29.6.15

Men in black

Spoon, “They Want My Soul”, in https://www.youtube.com/watch?v=gPlJ0ecD9Ew
(Depois de ler Yanis Varoufakis, “O Minotauro global: os Estados Unidos, a Europa e o futuro da economia global”, Lisboa, Bertrand Editores, 2015)
Parece uma narrativa de conspiração. Ou a necessidade de exorcizar os fantasmas que atormentam uma ideologia. É mesmo assim: tão categóricos que falam em nome da verdade, como quem se acha o seu tutor e não admite que outros, os que pensam diferente (o que, já de si, é heresia), duvidem da verdade assim dita e se revejam noutra. Curiosamente, vêm de sítios onde (quando convém) se teoriza o relativismo. Que, deviam lembrar-se nestas alturas em que os imperativos categóricos (que são convenientes) assomam, aceita as cores variáveis da verdade, ou até admite que a verdade é um sofisma.
Estes são tempos difíceis. A crise morde na carne. Critica-se a indolência dos mandantes, que devolveram – e em dose reforçada – o poder aos homens de negro que sinistramente dominam a finança e, pela finança, dominam tudo. A começar nos mandantes, reduzidos a simples lacaios. Os homens que vestem sempre de negro, na finança como nas organizações internacionais que traçam a régua e esquadro políticas de salvação que deixam as terras salvas entregues ao cadafalso da penúria. Estas medidas parecem feitas à medida dos homens que vestem de negro: desapiedadas, como se aos seus fautores não fosse reconhecida a existência de coração, humanos desumanizados.
A parte de uma conspiração global: para os mais ricos, os que exercem influência e distribuem recompensas que seduzem, engrossarem a abastança. E os mais pobres reduzidos a mais pobreza, a mais dependência, num acantonamento de miséria (material e moral) que tem de ser denunciada. E tudo isto é intencional. Os abastados, inebriados pela ganância e pelos frutos materiais da riqueza, estão a condenar os desvalidos à miséria. Talvez sejam ignorantes; talvez estejam apenas embriagados pela ganância; talvez vivam numa torre de marfim, de onde não avistam a miséria que apoquenta os pobres. Os homens vestidos de negro, com prebendas generosamente distribuídas pelos poderosos da finança, são diligentes no cumprimento da vontade destes. Uns e outros desconhecem o potencial de sublevação dos desvalidos. Não conhecem a história. E como ela (juntamente com a irreprimível ganância) lhes pode ser fatal.

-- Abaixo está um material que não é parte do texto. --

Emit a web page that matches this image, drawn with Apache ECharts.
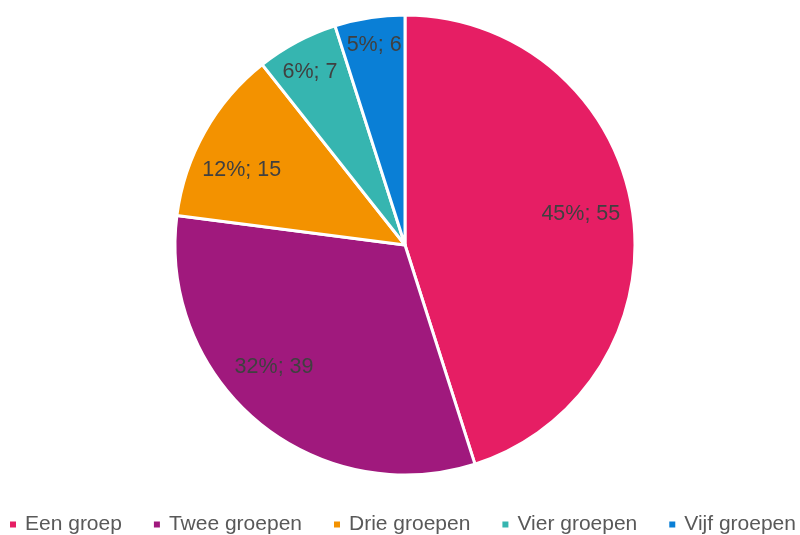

Nesta narrativa apocalíptica, não entendo duas coisas. Primeiro, o excesso de pessimismo antropológico de quem o não era (os críticos deste estado de coisas), que parecem, em volte face oportunista, terem sido convertidos àquele pessimismo. Segundo, a perene desconfiança dos intérpretes da finança e dos seus putativos lacaios (os mandantes). A menos que também creiam na genética ignorância da casta, a teoria da conspiração não faz sentido. Seria como os da alta finança, de braço dado com os lacaios que comandam, servirem a cabeça na guilhotina do povo reduzido à miséria e sedento de libertação deste jugo.
Não bate certo. O que leva as possíveis explicações para outro lado. Uma argumentação que tem o esteio do pretexto, em vez do argumento. Sitiados pelo ideologia.